Georgina Scoot

Personal information
- Born: 15 January 2004 (age 22)

Sport
- Sport: Athletics
- Event(s): Long jump, Triple jump

Achievements and titles
- Personal best(s): Long jump: 6.53 (2026) Triple jump: 13.67 (2026)

= Georgina Scoot =

British long-jumper

 Georgina Scoot (born 15 January 2004) is a British long jump and triple jumper.

==Biography==
From Devon, Scoot attended Torquay Girls' Grammar School and joined Torbay Athletics Club as a 12 year-old, and won her first British national title at under-15 level in the triple jump.

Scoot won national titles in the long jump and triple jump as an under-20 athlete, and was ranked number one in the UK at under-20 level in 2022 and 2023, winning in 2023 with a personal best jump of 12.84 metres. In 2022, she represented England at under-20 level in the triple jump. Via a scholarship she attended Princeton University from 2022 in the United States. In 2024, she won the Ivy League indoor championships titles in both long jump, with 6.28 metres and triple jump, with 13.03 metres.

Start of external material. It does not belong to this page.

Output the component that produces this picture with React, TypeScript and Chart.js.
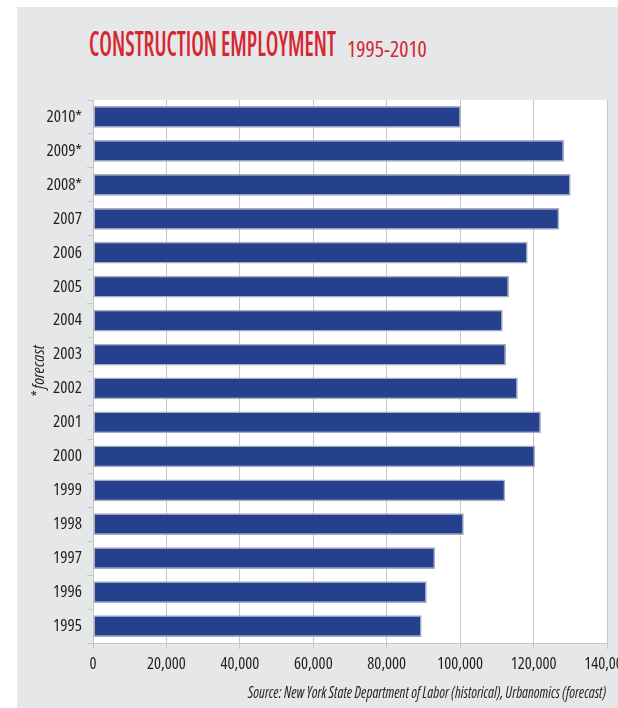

Scoot won both the long jump and the triple jump at the Ivy League Outdoor Track & Field Championships in May 2025 with a personal best 6.51 metres in the long jump, and 13.36 metres in the triple jump and was named Most Outstanding Field Performer of the Meet. Scoot was selected to represent Great Britain at the 2025 European Athletics U23 Championships in Bergen, Norway, jumping 6.10 metres without advancing to the final. She finished in fifth place at the 2025 UK Athletics Championships in Birmingham with a best jump of 6.14 metres.

In January 2026, Scoot broke the Ivy League record in the triple jump with a leap of 13.47m at the 2026 Quaker Invite. That month, she represented England at the Reykjavík Games in Iceland, winning the long jump with 5.96 metres. In March, Scoot won The Ivy League Indoor Track & Field Championships with 13.23 metres, and qualified for the 2026 NCAA Division I Indoor Track and Field Championships, placing sixth overall in the triple jump with a personal best 13.49 metres. Competing outdoors in May, Scoot won the triple jump at the NCAA East Regionals with a personal best 13.67 metres. She qualified for the 2026 NCAA Outdoor Championships in both the long jump and triple jump.